Этот свет! Здесь – и нигде больше. Последние слова Фауста и престарелого Гёте. Согласно глубочайшим законам они должны заставить черта проиграть великий спор. Но, познать довольство, им все-таки не дано. Вот почему, даже в предпоследнее мгновение, оба кричат о своем непокое. Все самые сокровенные чувства Гёте толкают его отдать победу черту, но он еще волен решить спор по-своему. И когда прельстительная Забота, посланница Мефистофеля, пытается устрашить Фауста, то вместе с Фаустом старый Гёте тоже громко кричит ей в ответ:
Ступайте прочь,
Злосчастные виденья! Для людей
Изобрели вы тысячи терзаний,
И даже ряд простых, обычных дней
Вы превратили в лабиринт страданий…
Разгневанная Забота дует на него, и Фауст слепнет… Слепота – самое тяжкое испытание, которому только может подвергнуть Гёте, так любящий свет, своего двойника. Но даже и слепой, Фауст остается непоколебим. Озаренный внутренним светом, берется он вновь за работу; и когда Мефистофель, которого уже не видят слепые глаза Фауста, велит лемурам рыть для него могилу, Фауст, тоже совсем как Гёте, даже в самые последние свои минуты все еще рвется к деятельности. Он жаждет осушить болото, он готов выдержать борьбу со стихией, с опасностью борьбу, которая всегда вселяет силы в человека. Видя духовным оком эту новую борьбу, старый провидец заставляет своего слепого героя узреть перед собой, наконец, цель. Он подтверждает свое основное убеждение, которое сформулировал еще в начале трагедии, когда сказал: «В начале было дело». Теперь он варьирует его: «Дело было в конце!» Вот почему в предвкушении этого мгновения Фауст может воскликнуть:
Тогда сказал бы я: мгновенье,
Прекрасно ты, продлись, постой!
И не смело б веков теченье
Следа, оставленного мной!
В предчувствии минуты дивной той
Я высший миг теперь вкушаю свой!
Согласно всем законам, так говорят юристы, Фауст проиграл свой спор Мефистофелю. И все-таки, согласно законам внутренним, он выиграл его.

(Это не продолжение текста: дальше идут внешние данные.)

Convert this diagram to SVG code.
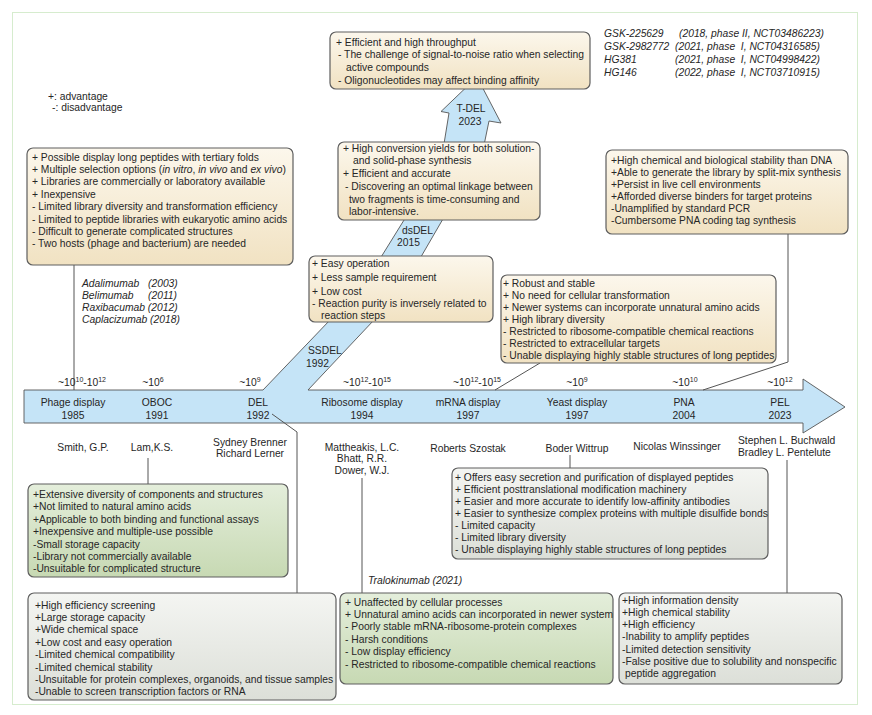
<svg xmlns="http://www.w3.org/2000/svg" width="872" height="715" viewBox="0 0 872 715">
<defs>
<linearGradient id="gB" x1="0" y1="0" x2="0" y2="1"><stop offset="0" stop-color="#fcf7ec"/><stop offset="1" stop-color="#f1e2c2"/></linearGradient>
<linearGradient id="gG" x1="0" y1="0" x2="0" y2="1"><stop offset="0" stop-color="#e4eedb"/><stop offset="1" stop-color="#c7d9b3"/></linearGradient>
<linearGradient id="gY" x1="0" y1="0" x2="0" y2="1"><stop offset="0" stop-color="#f4f5f2"/><stop offset="1" stop-color="#dcdfd8"/></linearGradient>
</defs>
<style>
text{font-family:"Liberation Sans",Arial,sans-serif;font-size:10.3px;fill:#262626}
.c{text-anchor:middle}
.i{font-style:italic}
.bb{fill:url(#gB);stroke:#5e5e5e;stroke-width:1.2}
.bg{fill:url(#gG);stroke:#5e5e5e;stroke-width:1.2}
.by{fill:url(#gY);stroke:#5e5e5e;stroke-width:1.2}
.band{fill:#c5e4f7;stroke:#555;stroke-width:0.9;stroke-linejoin:miter}
.ln{fill:none;stroke:#555;stroke-width:1}
.s{font-size:7px}
</style>
<rect x="0" y="0" width="872" height="715" fill="#fff"/>
<rect x="12.5" y="12.5" width="845" height="692" fill="none" stroke="#d6ecce" stroke-width="1"/>

<g id="legend">
<text x="48" y="99.5">+: advantage</text>
<text x="52" y="111">-: disadvantage</text>
</g>

<g id="bands">
<path class="band" d="M24,390 L263,390 L330,320 L374,320 L308,390 L803,390 L803,379 L845,407 L803,433 L803,423 L24,423 Z"/>
<path class="band" d="M378,262 L409,212 L447,212 L418,262 Z"/>
<path class="band" d="M443,150 L449,113 L441,111.5 L477,77 L501,123 L489,121 L483,150 Z"/>
<text x="308" y="353.5">SSDEL</text>
<text x="306" y="366.5">1992</text>
<text x="402" y="233.5">dsDEL</text>
<text x="397" y="245.5">2015</text>
<text x="471" y="111.5" class="c">T-DEL</text>
<text x="470" y="124.5" class="c">2023</text>
</g>

<g id="connectors">
<path class="ln" d="M74,265 V390"/>
<path class="ln" d="M495,390 L540,363"/>
<path class="ln" d="M703,390 L788,362 V234"/>
<path class="ln" d="M148,458 V484"/>
<path class="ln" d="M272,414 L297,432 V593"/>
<path class="ln" d="M362,478 V593"/>
<path class="ln" d="M570,455 V468"/>
<path class="ln" d="M787,460 V593"/>
</g>

<g id="timeline-labels">
<text x="82" y="386" class="c">~10<tspan class="s" dy="-4">10</tspan><tspan dy="4">-10</tspan><tspan class="s" dy="-4">12</tspan></text>
<text x="153" y="386" class="c">~10<tspan class="s" dy="-4">6</tspan></text>
<text x="250" y="386" class="c">~10<tspan class="s" dy="-4">9</tspan></text>
<text x="367" y="386" class="c">~10<tspan class="s" dy="-4">12</tspan><tspan dy="4">-10</tspan><tspan class="s" dy="-4">15</tspan></text>
<text x="477" y="386" class="c">~10<tspan class="s" dy="-4">12</tspan><tspan dy="4">-10</tspan><tspan class="s" dy="-4">15</tspan></text>
<text x="577" y="386" class="c">~10<tspan class="s" dy="-4">9</tspan></text>
<text x="685" y="386" class="c">~10<tspan class="s" dy="-4">10</tspan></text>
<text x="780" y="386" class="c">~10<tspan class="s" dy="-4">12</tspan></text>
<text x="73" y="405.5" class="c">Phage display</text><text x="73" y="419" class="c">1985</text>
<text x="157" y="405.5" class="c">OBOC</text><text x="157" y="419" class="c">1991</text>
<text x="258" y="405.5" class="c">DEL</text><text x="258" y="419" class="c">1992</text>
<text x="362" y="405.5" class="c">Ribosome display</text><text x="362" y="419" class="c">1994</text>
<text x="468" y="405.5" class="c">mRNA display</text><text x="468" y="419" class="c">1997</text>
<text x="577" y="405.5" class="c">Yeast display</text><text x="577" y="419" class="c">1997</text>
<text x="684" y="405.5" class="c">PNA</text><text x="684" y="419" class="c">2004</text>
<text x="780" y="405.5" class="c">PEL</text><text x="780" y="419" class="c">2023</text>
</g>

<g id="researchers">
<text x="83" y="450.5" class="c">Smith, G.P.</text>
<text x="152" y="450.5" class="c">Lam,K.S.</text>
<text x="250" y="445.5" class="c">Sydney Brenner</text>
<text x="250" y="457" class="c">Richard Lerner</text>
<text x="362" y="450.5" class="c">Mattheakis, L.C.</text>
<text x="362" y="462" class="c">Bhatt, R.R.</text>
<text x="362" y="473.5" class="c">Dower, W.J.</text>
<text x="468" y="451.5" class="c">Roberts Szostak</text>
<text x="577" y="451.5" class="c">Boder Wittrup</text>
<text x="677" y="450" class="c">Nicolas Winssinger</text>
<text x="738" y="443.6">Stephen L. Buchwald</text>
<text x="738" y="456">Bradley L. Pentelute</text>
</g>

<g id="drugs-phage">
<text x="82" y="286.5" class="i">Adalimumab<tspan x="148">(2003)</tspan></text>
<text x="82" y="298.5" class="i">Belimumab<tspan x="148">(2011)</tspan></text>
<text x="82" y="310.5" class="i">Raxibacumab (2012)</text>
<text x="82" y="322.5" class="i">Caplacizumab (2018)</text>
</g>

<g id="drugs-del">
<text x="604" y="36.6" class="i">GSK-225629<tspan x="679">(2018, phase II, NCT03486223)</tspan></text>
<text x="604" y="49.6" class="i" xml:space="preserve">GSK-2982772<tspan x="675">(2021, phase  I, NCT04316585)</tspan></text>
<text x="604" y="62.6" class="i" xml:space="preserve">HG381<tspan x="675">(2021, phase  I, NCT04998422)</tspan></text>
<text x="604" y="75.6" class="i" xml:space="preserve">HG146<tspan x="675">(2022, phase  I, NCT03710915)</tspan></text>
</g>

<g id="tdel-box">
<rect class="bb" x="330" y="32" width="260" height="57" rx="6"/>
<text x="336" y="45.5">+ Efficient and high throughput</text>
<text x="338" y="58">- The challenge of signal-to-noise ratio when selecting</text>
<text x="346" y="71">active compounds</text>
<text x="338" y="83.5">- Oligonucleotides may affect binding affinity</text>
</g>

<g id="phage-box">
<rect class="bb" x="27" y="148" width="266" height="117" rx="6"/>
<text x="32" y="160.5">+ Possible display long peptides with tertiary folds</text>
<text x="32" y="172.9">+ Multiple selection options (<tspan class="i">in vitro</tspan>, <tspan class="i">in vivo</tspan> and <tspan class="i">ex vivo</tspan>)</text>
<text x="32" y="185.3">+ Libraries are commercially or laboratory available</text>
<text x="32" y="197.7">+ Inexpensive</text>
<text x="32" y="210.1">- Limited library diversity and transformation efficiency</text>
<text x="32" y="222.5">- Limited to peptide libraries with eukaryotic amino acids</text>
<text x="32" y="234.9">- Difficult to generate complicated structures</text>
<text x="32" y="247.3">- Two hosts (phage and bacterium) are needed</text>
</g>

<g id="dsdel-box">
<rect class="bb" x="338" y="142" width="202" height="78" rx="6"/>
<text x="343" y="152">+ High conversion yields for both solution-</text>
<text x="353" y="164">and solid-phase synthesis</text>
<text x="343" y="177">+ Efficient and accurate</text>
<text x="345" y="190">- Discovering an optimal linkage between</text>
<text x="349" y="202.5">two fragments is time-consuming and</text>
<text x="349" y="215">labor-intensive.</text>
</g>

<g id="ssdel-box">
<rect class="bb" x="309" y="256" width="184" height="66" rx="6"/>
<text x="312" y="267">+ Easy operation</text>
<text x="312" y="280.5">+ Less sample requirement</text>
<text x="312" y="294.5">+ Low cost</text>
<text x="312" y="307">- Reaction purity is inversely related to</text>
<text x="321" y="318.5">reaction steps</text>
</g>

<g id="mrna-box">
<rect class="bb" x="501" y="275" width="275" height="88" rx="6"/>
<text x="503" y="286.5">+ Robust and stable</text>
<text x="503" y="298.5">+ No need for cellular transformation</text>
<text x="503" y="310.5">+ Newer systems can incorporate unnatural amino acids</text>
<text x="503" y="322.5">+ High library diversity</text>
<text x="503" y="335">- Restricted to ribosome-compatible chemical reactions</text>
<text x="503" y="347">- Restricted to extracellular targets</text>
<text x="503" y="359">- Unable displaying highly stable structures of long peptides</text>
</g>

<g id="pna-box">
<rect class="bb" x="606" y="150" width="242" height="84" rx="6"/>
<text x="611" y="164">+High chemical and biological stability than DNA</text>
<text x="611" y="176">+Able to generate the library by split-mix synthesis</text>
<text x="611" y="188">+Persist in live cell environments</text>
<text x="611" y="200">+Afforded diverse binders for target proteins</text>
<text x="611" y="212">-Unamplified by standard PCR</text>
<text x="611" y="224">-Cumbersome PNA coding tag synthesis</text>
</g>

<g id="oboc-box">
<rect class="bg" x="28" y="484" width="260" height="93" rx="6"/>
<text x="33" y="498">+Extensive diversity of components and structures</text>
<text x="33" y="510.4">+Not limited to natural amino acids</text>
<text x="33" y="522.8">+Applicable to both binding and functional assays</text>
<text x="33" y="535.2">+Inexpensive and multiple-use possible</text>
<text x="33" y="547.6">-Small storage capacity</text>
<text x="33" y="560">-Library not commercially available</text>
<text x="33" y="572.4">-Unsuitable for complicated structure</text>
</g>

<g id="del-box">
<rect class="by" x="28" y="593" width="308" height="107" rx="6"/>
<text x="35" y="608.6">+High efficiency screening</text>
<text x="35" y="621">+Large storage capacity</text>
<text x="35" y="633.4">+Wide chemical space</text>
<text x="35" y="645.8">+Low cost and easy operation</text>
<text x="35" y="658.2">-Limited chemical compatibility</text>
<text x="35" y="670.6">-Limited chemical stability</text>
<text x="35" y="683">-Unsuitable for protein complexes, organoids, and tissue samples</text>
<text x="35" y="695.4">-Unable to screen transcription factors or RNA</text>
</g>

<g id="ribosome-box">
<text x="368" y="583.5" class="i">Tralokinumab (2021)</text>
<rect class="bg" x="340" y="593" width="273" height="91" rx="6"/>
<text x="345" y="605.5">+ Unaffected by cellular processes</text>
<text x="345" y="617.9">+ Unnatural amino acids can incorporated in newer system</text>
<text x="345" y="630.3">- Poorly stable mRNA-ribosome-protein complexes</text>
<text x="345" y="642.7">- Harsh conditions</text>
<text x="345" y="655.1">- Low display efficiency</text>
<text x="345" y="667.5">- Restricted to ribosome-compatible chemical reactions</text>
</g>

<g id="yeast-box">
<rect class="by" x="452" y="468" width="316" height="91" rx="6"/>
<text x="455" y="480.5">+ Offers easy secretion and purification of displayed peptides</text>
<text x="455" y="492.5">+ Efficient posttranslational modification machinery</text>
<text x="455" y="504.5">+ Easier and more accurate to identify low-affinity antibodies</text>
<text x="455" y="516.5">+ Easier to synthesize complex proteins with multiple disulfide bonds</text>
<text x="455" y="528.5">- Limited capacity</text>
<text x="455" y="540.5">- Limited library diversity</text>
<text x="455" y="552.5">- Unable displaying highly stable structures of long peptides</text>
</g>

<g id="pel-box">
<rect class="by" x="619" y="593" width="223" height="91" rx="6"/>
<text x="622" y="603.5">+High information density</text>
<text x="622" y="615.8">+High chemical stability</text>
<text x="622" y="628.1">+High efficiency</text>
<text x="622" y="640.4">-Inability to amplify peptides</text>
<text x="622" y="652.7">-Limited detection sensitivity</text>
<text x="622" y="665">-False positive due to solubility and nonspecific</text>
<text x="625" y="677.3">peptide aggregation</text>
</g>
</svg>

Пусть и не доведенное до совершенства, произведение завершено.
«Главное дело завершено. В последний раз переписано начисто. Все переписанное переплетено». Заключительные сцены написаны уже несколько лет назад. Но Гёте все еще не выпускает Фауста из рук. «Повседневность наша так бессмысленна и нелепа, и я заранее уверен, что честные и столь долгие труды, которые я положил на то, чтобы сварить это странное варево, будут скверно вознаграждены и оставлены безо всякого внимания». И он увязывает рукопись и запечатывает своей печатью с утренней звездой. А жизнь он все еще завершить не может. Разве сейчас не начало июня? Разве не пришел он к цели на несколько недель раньше, чем предполагал? У него еще есть время. И он принимается писать дополнения к уже готовым произведениям. Однако, «не успеваю я удовлетворить одним требованиям, как мне тотчас же предъявляют другие, совсем как в булочной, к которой выстроился хвост… Я заложил слишком много зданий, и нужно очень много сил и средств, чтобы достроить их».